Five Native American tribes are suing President Donald Trump’s administration over the president’s decision to shrink the Bears Ears National Monument by 85 percent.
The Hopi Tribe, Navajo Nation, Pueblo of Zuni, Ute Mountain Ute Tribe, and the Ute Indian Tribe joined in filing the lawsuit Monday after Trump delivered a speech over the Utah monument’s cutback.
Bears Ears was established under the Antiquities Act in Dec. 2016 by former President Barack Obama.
“When we look at the underlying act, it does give the president broad discretion [to designate monuments],” Ute Indian Tribe attorney Jeffrey Rasmussen said on a press call Tuesday. “The legal issue that we are going to be getting to is can the president or can a new president go back and redo that use of discretion.”
The tribes’ attorneys argue Trump went outside the authority expressly given to the president in the Antiquities Act by reducing the Bears Ears designation. Trump ordered a new review of the national monument and redrew the lines already settled by Obama.
“He doesn’t get to make that call because it was already made and done and finalized,” Rasmussen added.
Donald Kochan, Associate Dean for Research and law professor at Chapman University School of Law, asserts the Antiquities Act is not a “one-way ratchet” in respect to designating national monuments.

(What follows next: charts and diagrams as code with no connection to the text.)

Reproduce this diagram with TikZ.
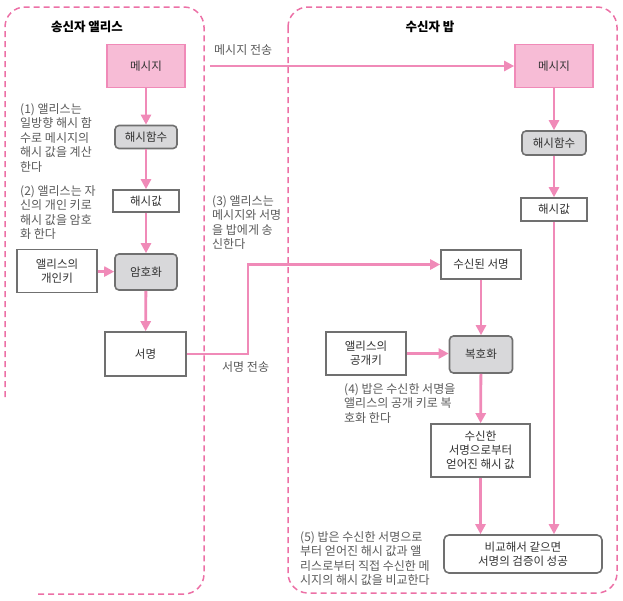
\documentclass[tikz,border=0pt]{standalone}
\usepackage{fontspec}
\setmainfont{Noto Sans CJK KR}
\usetikzlibrary{arrows.meta}
\definecolor{pinkline}{RGB}{240,138,184}
\definecolor{pinkdash}{RGB}{236,112,166}
\definecolor{pinkfill}{RGB}{247,188,214}
\definecolor{grayfill}{RGB}{216,216,218}
\definecolor{boxborder}{RGB}{112,112,112}
\definecolor{notegray}{RGB}{90,90,90}
\definecolor{boxtext}{RGB}{50,50,50}
\begin{document}
\begin{tikzpicture}[x=1pt,y=-1pt,
  boxfont/.style={font=\fontsize{11.5}{14}\selectfont, text=boxtext},
  plainbox/.style={draw=boxborder, line width=1.6pt, fill=white, boxfont, inner sep=0pt, align=center},
  msgbox/.style={draw=pinkline, line width=1.6pt, fill=pinkfill, boxfont, inner sep=0pt, minimum width=78pt, minimum height=43pt},
  funcbox/.style={draw=boxborder, line width=1.6pt, fill=grayfill, rounded corners=4pt, boxfont, inner sep=0pt},
  arr/.style={draw=pinkline, line width=2.8pt, -{Triangle[length=10pt,width=10pt]}},
  frame/.style={draw=pinkdash, line width=1.5pt, dash pattern=on 6pt off 4pt, rounded corners=20pt},
  note/.style={font=\fontsize{12}{14.5}\selectfont, text=notegray, align=left, anchor=north west, inner sep=0pt},
  title/.style={font=\fontsize{12.5}{15}\selectfont\bfseries, text=black, inner sep=0pt}
]
\useasboundingbox (0,0) rectangle (623,600);

% frames
\draw[frame] (5,397) -- (5,7) -- (204,7) -- (204,594) -- (36,594);
\draw[frame] (288,7) rectangle (617,593);

% titles
\node[title] (tA) at (87,27) {송신자 앨리스};
\node[title] (tB) at (430,27) {수신자 밥};

% Alice side
\node[msgbox] (msgA) at (146,66) {메시지};
\node[funcbox, minimum width=62pt, minimum height=23pt] (hfA) at (146,137) {해시함수};
\node[plainbox, minimum width=66pt, minimum height=22pt] (hvA) at (146,201) {해시값};
\node[funcbox, minimum width=62pt, minimum height=36pt] (enc) at (146,272) {암호화};
\node[plainbox, minimum width=80pt, minimum height=43pt] (privk) at (57,271) {앨리스의\\개인키};
\node[plainbox, minimum width=81pt, minimum height=44pt] (sigA) at (145.5,354) {서명};

% Bob side
\node[msgbox] (msgB) at (554,66) {메시지};
\node[funcbox, minimum width=64pt, minimum height=24pt] (hfB) at (554,143) {해시함수};
\node[plainbox, minimum width=66pt, minimum height=23pt] (hvB) at (554,209.5) {해시값};
\node[plainbox, minimum width=80pt, minimum height=29pt] (rsig) at (481,264.5) {수신된 서명};
\node[plainbox, minimum width=80pt, minimum height=43pt] (pubk) at (366,353.5) {앨리스의\\공개키};
\node[funcbox, minimum width=63pt, minimum height=37pt] (dec) at (481,354.5) {복호화};
\node[plainbox, minimum width=99pt, minimum height=53pt] (hvS) at (480.5,450.5) {수신한\\서명으로부터\\얻어진 해시 값};
\node[plainbox, rounded corners=5pt, minimum width=158pt, minimum height=38pt] (cmp) at (523,554) {비교해서 같으면\\서명의 검증이 성공};

% notes
\node[note] (n1) at (20,103) {(1) 앨리스는\\일방향 해시 함\\수로 메시지의\\해시 값을 계산\\한다};
\node[note] (n2) at (20,185) {(2) 앨리스는 자\\신의 개인 키로\\해시 값을 암호\\화 한다};
\node[note] (n3) at (212,195) {(3) 앨리스는\\메시지와 서명\\을 밥에게 송\\신한다};
\node[note] (n4) at (344,383) {(4) 밥은 수신한 서명을\\앨리스의 공개 키로 복\\호화 한다};
\node[note] (n5) at (300,531) {(5) 밥은 수신한 서명으로\\부터 얻어진 해시 값과 앨\\리스로부터 직접 수신한 메\\시지의 해시 값을 비교한다};
\node[note, anchor=west] (lsend) at (214,50) {메시지 전송};
\node[note, anchor=west] (lsig) at (222,367) {서명 전송};

% connectors Alice
\draw[arr] (msgA) -- (hfA);
\draw[arr] (hfA) -- (hvA);
\draw[arr] (hvA) -- (enc);
\draw[arr] (enc) -- (sigA);
\draw[arr] (privk) -- (enc);

% transfer
\coordinate (sendstart) at (210,66);
\draw[arr] (sendstart) -- (msgB);
\coordinate (bend) at (248,354);
\draw[arr] (sigA.east) -- (bend) |- (rsig.west);

% connectors Bob
\draw[arr] (msgB) -- (hfB);
\draw[arr] (hfB) -- (hvB);
\draw[arr] (hvB.south) -- (hvB.south |- cmp.north);
\draw[arr] (rsig) -- (dec);
\draw[arr] (pubk.east) -- (pubk.east -| dec.west);
\draw[arr] (dec) -- (hvS);
\draw[arr] (hvS.south) -- (hvS.south |- cmp.north);
\end{tikzpicture}
\end{document}
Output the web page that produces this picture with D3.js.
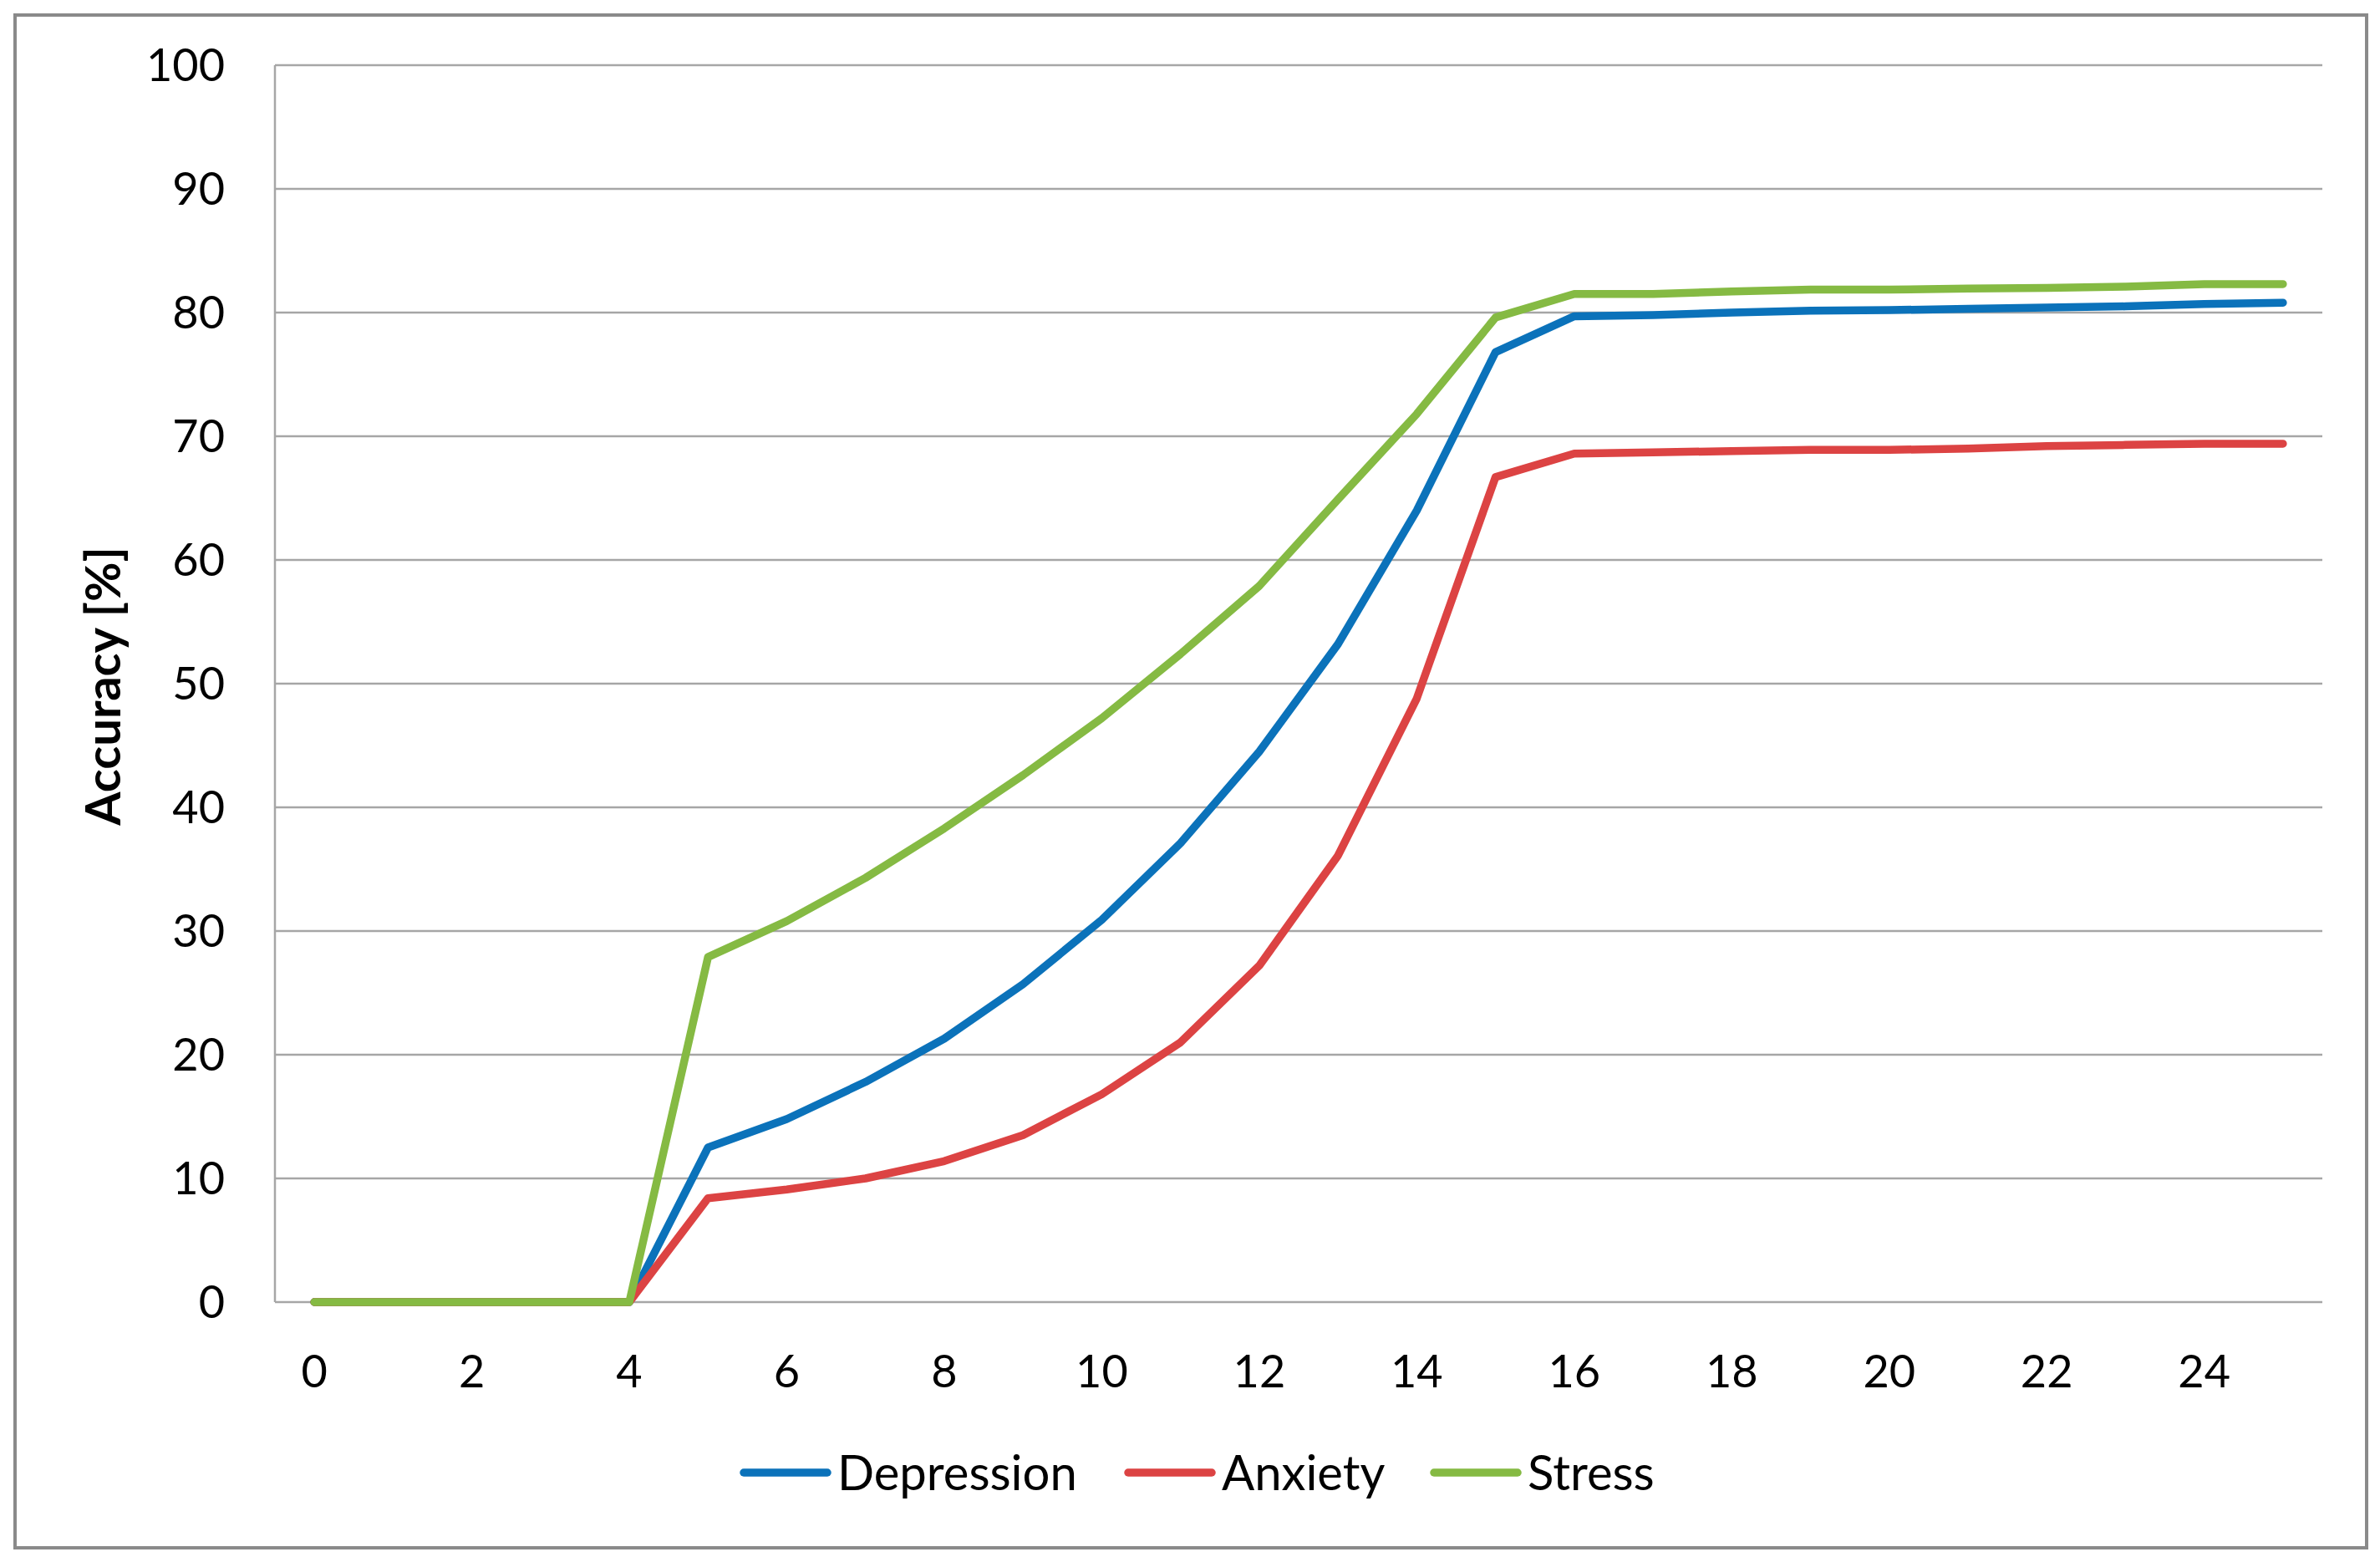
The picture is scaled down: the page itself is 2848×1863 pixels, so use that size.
<!DOCTYPE html>
<html>
<head>
<meta charset="utf-8">
<script src="https://cdn.jsdelivr.net/npm/d3@7"></script>
<style>
  html, body { margin: 0; padding: 0; background: #fff; }
  text { font-family: Lato, "Open Sans", sans-serif; fill: #000; }
</style>
</head>
<body>
<div id="chart"></div>
<script>
// x categories 0..25
var steps = d3.range(0, 26);
var xTickLabels = [0, 2, 4, 6, 8, 10, 12, 14, 16, 18, 20, 22, 24];
var yTickLabels = [0, 10, 20, 30, 40, 50, 60, 70, 80, 90, 100];

var depression = [0, 0, 0, 0, 0, 12.5, 14.8, 17.8, 21.3, 25.7, 30.9, 37.1, 44.5, 53.2, 64.0, 76.8,
                  79.7, 79.8, 80.0, 80.15, 80.2, 80.3, 80.4, 80.5, 80.7, 80.8];
var anxiety    = [0, 0, 0, 0, 0, 8.4, 9.1, 10.0, 11.4, 13.5, 16.8, 21.0, 27.2, 36.1, 48.8, 66.7,
                  68.6, 68.7, 68.8, 68.9, 68.9, 69.0, 69.2, 69.3, 69.4, 69.4];
var stress     = [0, 0, 0, 0, 0, 27.9, 30.8, 34.3, 38.3, 42.6, 47.2, 52.4, 57.9, 64.9, 71.8, 79.6,
                  81.5, 81.5, 81.7, 81.85, 81.85, 81.95, 82.0, 82.1, 82.3, 82.3];

var seriesNames = ["Depression", "Anxiety", "Stress"];
var seriesColors = ["#0b72ba", "#dc4343", "#85ba43"];
var seriesValues = [depression, anxiety, stress];

var W = 2848, H = 1863;
var margin = {top: 78, right: 69, bottom: 305, left: 329};

var svg = d3.select("#chart").append("svg")
    .attr("width", W)
    .attr("height", H);

// outer frame
svg.append("rect")
    .attr("x", 18).attr("y", 18)
    .attr("width", 2814).attr("height", 1834)
    .attr("fill", "#fff")
    .attr("stroke", "#8a8a8a")
    .attr("stroke-width", 4);

var x = d3.scaleLinear()
    .domain([-0.5, 25.5])
    .range([margin.left, W - margin.right]);
var y = d3.scaleLinear()
    .domain([0, 100])
    .range([H - margin.bottom, margin.top]);

// gridlines
svg.append("g").selectAll("line")
    .data(yTickLabels)
    .enter().append("line")
    .attr("x1", x(-0.5))
    .attr("x2", x(25.5))
    .attr("y1", function(d) { return y(d); })
    .attr("y2", function(d) { return y(d); })
    .attr("stroke", "#a6a6a6")
    .attr("stroke-width", 2.5);

// left axis line
svg.append("line")
    .attr("x1", x(-0.5)).attr("x2", x(-0.5))
    .attr("y1", y(0)).attr("y2", y(100))
    .attr("stroke", "#a6a6a6")
    .attr("stroke-width", 2.5);

// y tick labels
svg.append("g").selectAll("text")
    .data(yTickLabels)
    .enter().append("text")
    .attr("x", x(-0.5) - 60)
    .attr("y", function(d) { return y(d); })
    .attr("dy", "0.36em")
    .attr("text-anchor", "end")
    .style("font-size", "54px")
    .text(function(d) { return d; });

// x tick labels
svg.append("g").selectAll("text")
    .data(xTickLabels)
    .enter().append("text")
    .attr("x", function(d) { return x(d); })
    .attr("y", 1660)
    .attr("text-anchor", "middle")
    .style("font-size", "54px")
    .text(function(d) { return d; });

// y axis title
svg.append("text")
    .attr("transform", "translate(144,821) rotate(-90)")
    .attr("text-anchor", "middle")
    .style("font-size", "58px")
    .style("font-weight", "bold")
    .text("Accuracy [%]");

// lines
var line = d3.line()
    .x(function(d, i) { return x(steps[i]); })
    .y(function(d) { return y(d); });

svg.append("g").selectAll("path")
    .data(seriesValues)
    .enter().append("path")
    .attr("d", line)
    .attr("fill", "none")
    .attr("stroke", function(d, i) { return seriesColors[i]; })
    .attr("stroke-width", 9.5)
    .attr("stroke-linejoin", "round")
    .attr("stroke-linecap", "round");

// legend
var legendX = [890, 1350, 1716];
var legend = svg.append("g").selectAll("g")
    .data(seriesNames)
    .enter().append("g")
    .attr("transform", function(d, i) { return "translate(" + legendX[i] + ",1762)"; });

legend.append("line")
    .attr("x1", 0).attr("x2", 100)
    .attr("y1", 0).attr("y2", 0)
    .attr("stroke", function(d, i) { return seriesColors[i]; })
    .attr("stroke-width", 9.5)
    .attr("stroke-linecap", "round");

legend.append("text")
    .attr("x", 112)
    .attr("y", 0)
    .attr("dy", "0.36em")
    .style("font-size", "58px")
    .text(function(d) { return d; });
</script>
</body>
</html>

“Nothing in the poorly drafted and extremely deferential text of the Antiquities Act overcomes the presumption that the power to act includes the power to reverse course, even of a prior President,” Kochan said in a statement to The Daily Caller News Foundation.
If an area needs predictable, codified protection, Congress should be the body responsible for passing legislation to protect it.
“This is not a binary choice between national monument status and no protection. Congress has the power to give these lands heightened protection. If Congress wants them to have protection then they can create it,” Kochan added.
The Tribes’ lawsuit joins a slew of other groups and organizations suing to keep Bears Ears and the Grand Staircase-Escalante at their current boundaries. Ten environmental groups, led by Earthjustice, filed a lawsuit against members of the Trump administration Monday, as well. The outdoor clothing retailer Patagonia has pledged to sue the administration.